“Going down to the freight yard to steal a ride on the rods I met the girl and the next I knew, I was begging her to marry me. ‘Shorty, you don’t know anything about my past, and still you want to marry me?’
“‘You don’t know anything about my past either,’ I said. But it was no go.”
Years afterward when Shorty and I were camped in Hall Canyon, I asked him if he would actually have married a girl like her.
“Who am I to count slips?” he bristled. “I did ask her,” and he swabbed a tear that had dried fifty years ago.
In 1898, after working for a grubstake he started on the trip that led at last to Death Valley, by way of the San Juan country—one of the world’s roughest regions. “I walked through Arizona, to Northern Mexico—every mile of it desert.

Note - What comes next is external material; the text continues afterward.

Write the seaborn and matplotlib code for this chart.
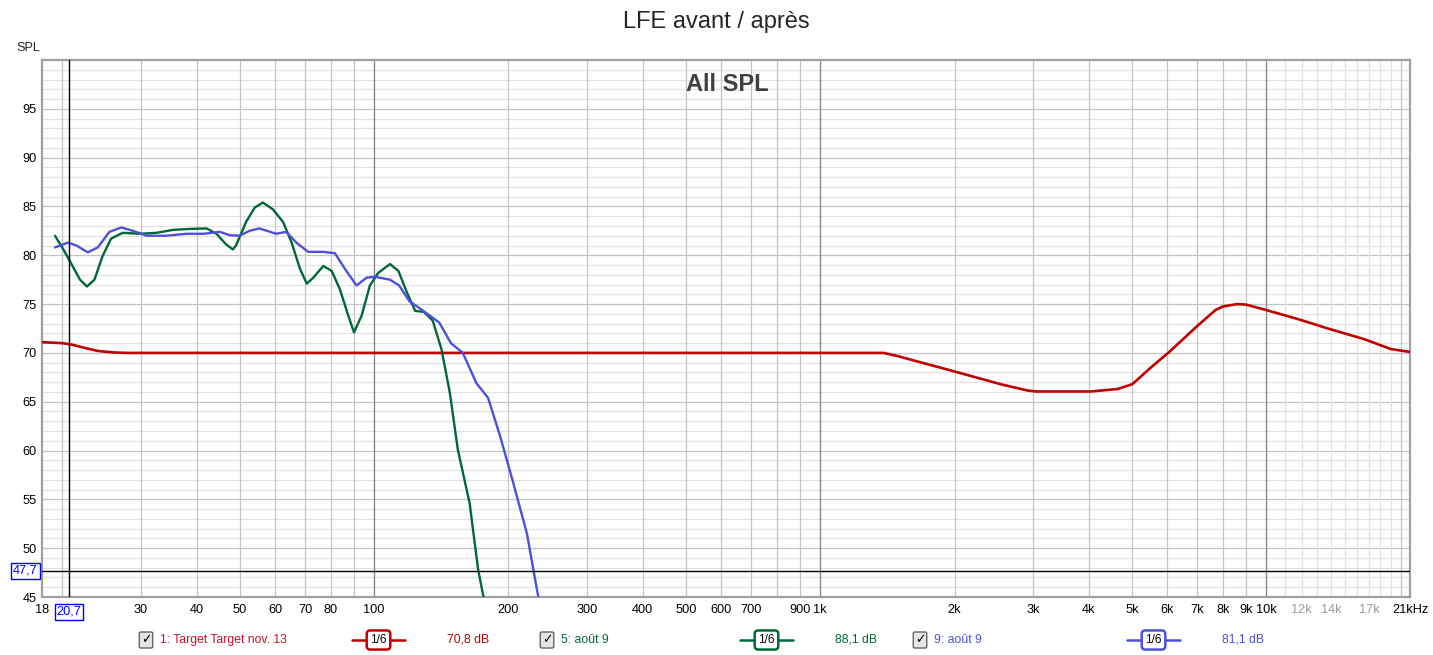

A labor strike in Colonel Green’s mines threw me out of a job and I started back. Ran out of water and lived five days on the juice of a bulbous plant—la Flora Morada. Each bulb has a few drops.

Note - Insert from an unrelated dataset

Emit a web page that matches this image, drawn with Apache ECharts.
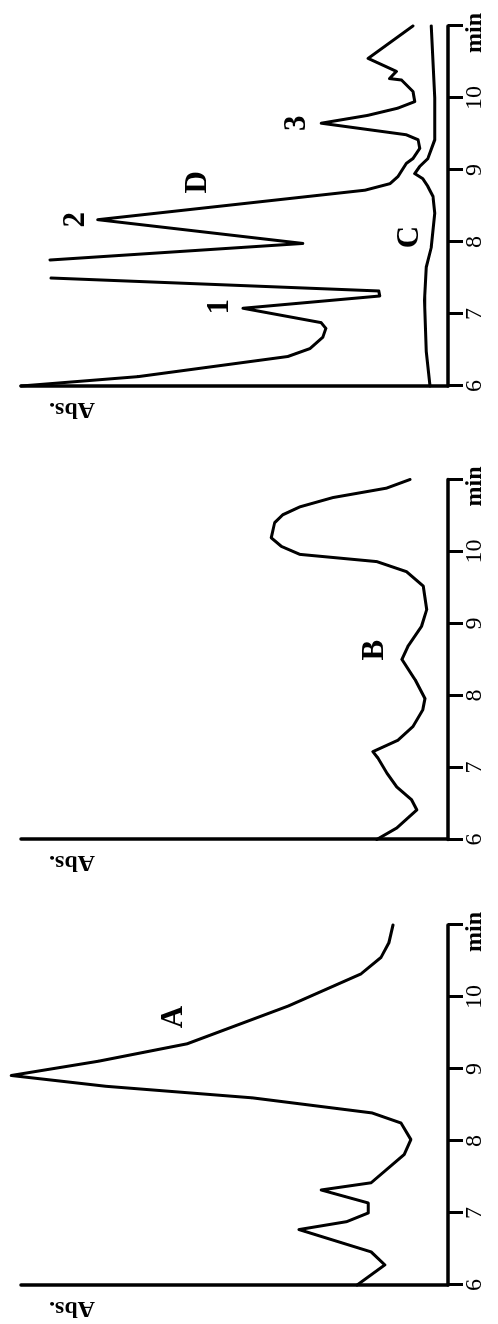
<!DOCTYPE html>
<html>
<head>
<meta charset="utf-8">
<script src="https://cdn.jsdelivr.net/npm/echarts@6/dist/echarts.min.js"></script>
<style>
  html, body { margin: 0; padding: 0; background: #fff; overflow: hidden; }
  /* the figure is drawn upright and turned a quarter turn, like the scanned page */
  #chart {
    position: absolute; left: 0; top: 0;
    width: 1324px; height: 498px;
    transform-origin: 0 0;
    transform: translate(0, 1324px) rotate(-90deg);
  }
</style>
</head>
<body>
<div id="chart"></div>
<script>
// time (min) vs absorbance
const timeLabels = ['6', '7', '8', '9', '10', 'min'];

const traceA = [
  [6.00, 21.3], [6.28, 14.8], [6.46, 18.0], [6.77, 34.9], [6.88, 23.7], [7.00, 18.7],
  [7.14, 18.7], [7.32, 29.7], [7.42, 18.0], [7.81, 10.3], [8.02, 8.7], [8.25, 11.0],
  [8.39, 17.8], [8.60, 45.9], [8.76, 80.1], [8.91, 102.3], [9.11, 81.7], [9.35, 61.1],
  [9.88, 37.2], [10.32, 20.4], [10.55, 15.7], [10.76, 13.8], [11.00, 12.9]
];

const traceB = [
  [6.00, 16.7], [6.16, 12.0], [6.41, 7.3], [6.55, 8.5], [6.73, 12.0], [6.92, 14.3],
  [7.13, 16.4], [7.22, 17.6], [7.38, 11.7], [7.57, 8.2], [7.80, 5.9], [7.96, 5.4],
  [8.22, 7.7], [8.50, 10.8], [8.68, 9.4], [8.96, 6.2], [9.19, 5.0], [9.52, 5.8],
  [9.72, 9.7], [9.86, 16.7], [9.96, 34.7], [10.07, 39.0], [10.19, 41.4], [10.40, 40.6],
  [10.51, 38.7], [10.62, 34.7], [10.75, 26.9], [10.88, 14.4], [11.00, 8.9]
];

const traceC = [
  [6.00, 4.2], [6.48, 5.1], [7.19, 5.5], [7.65, 5.1], [7.93, 3.9], [8.40, 3.1],
  [8.63, 3.5], [8.77, 4.7], [8.88, 5.9], [8.95, 7.8], [9.05, 6.6], [9.16, 4.7],
  [9.42, 3.1], [10.00, 3.1], [11.00, 3.9]
];

// the top of the big peak near 7.6 min is off the plotted range
const traceD = [
  [6.00, 100], [6.13, 72.6], [6.41, 37.5], [6.52, 32.3], [6.68, 29.3], [6.80, 28.6],
  [6.88, 29.7], [7.08, 48.0], [7.25, 16.0], [7.32, 16.2], [7.50, 93.0], [7.62, null],
  [7.75, 93.2], [7.98, 34.0], [8.31, 82.0], [8.72, 19.4], [8.81, 13.6], [8.91, 11.7],
  [9.09, 9.8], [9.16, 8.2], [9.30, 6.6], [9.42, 7.0], [9.49, 9.8], [9.65, 29.7],
  [9.76, 18.7], [9.86, 11.7], [9.95, 7.8], [10.09, 8.2], [10.25, 10.9], [10.27, 13.7],
  [10.37, 12.1], [10.55, 18.7], [11.00, 8.2]
];

const labelsA = [[9.72, 64.2, 'A']];
const labelsB = [[8.63, 17.1, 'B']];
const labelsCD = [
  [7.10, 53.4, '1'], [8.31, 87.1, '2'], [9.65, 35.4, '3'],
  [8.07, 8.9, 'C'], [8.83, 58.5, 'D']
];

const FONT = '"Liberation Serif", "Times New Roman", serif';
const panelLeft = [39, 484.5, 938];

const chart = echarts.init(document.getElementById('chart'));

function traceSeries(data, idx) {
  return {
    type: 'line',
    xAxisIndex: idx,
    yAxisIndex: idx,
    data: data,
    showSymbol: false,
    clip: false,
    connectNulls: false,
    lineStyle: { color: '#000', width: 3, cap: 'round', join: 'round' },
    silent: true
  };
}

// peak letters / numbers, hung on invisible points
function labelSeries(data, idx) {
  return {
    type: 'scatter',
    xAxisIndex: idx,
    yAxisIndex: idx,
    data: data,
    symbolSize: 1,
    itemStyle: { color: 'rgba(0,0,0,0)' },
    clip: false,
    silent: true,
    label: {
      show: true,
      position: 'inside',
      formatter: (p) => p.value[2],
      color: '#000',
      opacity: 1,
      textBorderWidth: 0,
      textBorderColor: 'transparent',
      fontFamily: FONT,
      fontWeight: 'bold',
      fontSize: 31
    }
  };
}

const option = {
  animation: false,
  backgroundColor: '#fff',
  grid: panelLeft.map(l => ({ left: l, width: 360, top: 21, height: 427 })),
  xAxis: panelLeft.map((_, i) => ({
    type: 'value',
    gridIndex: i,
    min: 6,
    max: 11,
    interval: 1,
    axisLine: { show: true, onZero: false, lineStyle: { color: '#000', width: 3.5 } },
    axisTick: { show: true, length: 15, lineStyle: { color: '#000', width: 3 } },
    axisLabel: {
      margin: 15,
      color: '#000',
      fontFamily: FONT,
      fontSize: 24,
      formatter: (v) => {
        const t = timeLabels[Math.round(v) - 6];
        return t === 'min' ? '{m|min}' : t;
      },
      rich: {
        m: { fontFamily: FONT, fontSize: 24, fontWeight: 'bold', color: '#000', padding: [0, 14, 0, 0] }
      }
    },
    splitLine: { show: false }
  })),
  yAxis: panelLeft.map((_, i) => ({
    type: 'value',
    gridIndex: i,
    min: 0,
    max: 100,
    axisLine: { show: true, onZero: false, lineStyle: { color: '#000', width: 3.5 } },
    axisTick: { show: false },
    axisLabel: { show: false },
    splitLine: { show: false }
  })),
  graphic: panelLeft.map(l => ({
    type: 'text',
    x: l - 23,
    y: 72,
    rotation: Math.PI / 2,
    silent: true,
    style: {
      text: 'Abs.',
      font: 'bold 24px ' + FONT,
      fill: '#000',
      align: 'center',
      verticalAlign: 'middle',
      textAlign: 'center',
      textVerticalAlign: 'middle'
    }
  })),
  series: [
    traceSeries(traceA, 0),
    traceSeries(traceB, 1),
    traceSeries(traceC, 2),
    traceSeries(traceD, 2),
    labelSeries(labelsA, 0),
    labelSeries(labelsB, 1),
    labelSeries(labelsCD, 2)
  ]
};

chart.setOption(option);
</script>
</body>
</html>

“On the Mojave I ran out of water again. Finally saw a mangy old camel drinking at a pool. I had enough sense left to know there were no camels around and went on till I flopped. A fellow picked me up. I told him I’d been so goofy I’d seen a camel and water, but I knew it was just a mirage. ‘You damned fool,’ he said. ‘It was a camel and you saw water. Hi Jolly turned that camel loose.’”
Shorty reached Tintic, Utah, and from there walked over a waterless desert to the Johnnie mine, where he was given shelter, food, and clothing.
Bishop Cannon of the Mormon Church sent him into the Panamint to monument a gold claim. “I was the only fool they could find to cross Death Valley in mid summer. I found the claim but it proved to be patented land.”
Shorty was recuperating from his last operation at my home when he came into the house one morning with fire in his eyes and a paper in his hand. “Read that and let’s get going.” (It has been erroneously stated that Shorty couldn’t read. Though he had little schooling and a cataract impaired his sight, he could read to the end.)
The paper announced a strike in Tuba Canyon near Ballarat. “Why, I know a place nobody ever saw but me and a few eagles....” His losses increased from a thousand to a million dollars a day because he wasn’t on the job, and in May we started for Ballarat by the longer route through Death Valley.